En Berlín, los muertos que nadie reclama representan ya un 7% de los fallecidos al año. Nadie cierra su círculo: no tendrán entierro, ni funeral, ni duelo. Las motas de su pasado han desaparecido de cualquier memoria. Corporeizan en nuestro primer mundo la fosa de la desigualdad. Se les arrebata el anuncio de la noticia más importante para un ser humano, la de su muerte. Anónima. El ocaso de su existencia tan solo alimenta el porcentaje del desamparo contemporáneo. Son los rostros invisibles de quienes habitan una soledad oscura en la que la palabra amor no es más que un eco antiguo.
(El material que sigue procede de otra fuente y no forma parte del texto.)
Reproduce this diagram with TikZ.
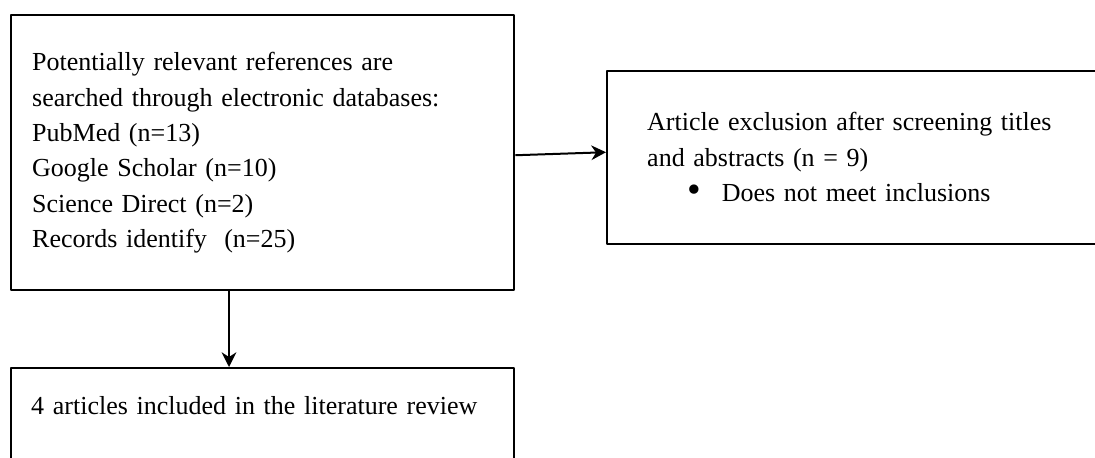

Cuesta imaginar su desdicha, y ni tan siquiera. Tal vez sea anestesia. Una conformidad obligada porque todos los techos se derrumbaron, empezando por el familiar. Porque esa institución que ha cohesionado el tejido social, la que debería ser el núcleo duro de las políticas sociales de urgencia, parece cada vez más arrugada. El Times anuncia una huelga global de natalidad, de China –que por primera vez se asusta de sus políticas de cuota– hasta algunas ciudades Estados Unidos, donde tener un hijo es más costoso que comprarse un Maserati. En Corea del Sur las mujeres han puesto de moda los cuatro ‘no’: no a las citas, no al sexo, no al matrimonio y no a la crianza.
A mi alrededor, las mujeres que han regresado a su época de Erasmus –veinte años después– se sienten en plenitud. “No sabéis la tranquilidad que me da cerrar la puerta de casa y pensar que dentro no se queda ningún ser vivo que precise de mis cuidados”, nos decía el otro día una amiga.
El concepto familia modifica su significado y pierde ascendente, mientras sigue aumentando la demanda de dosis individuales. Mucho me temo que las bellas escenas de tíos, primas y abuelos que nos deleitan en las películas pronto pertenecerán al mundo de ayer, cuando no le temíamos a los lazos de sangre.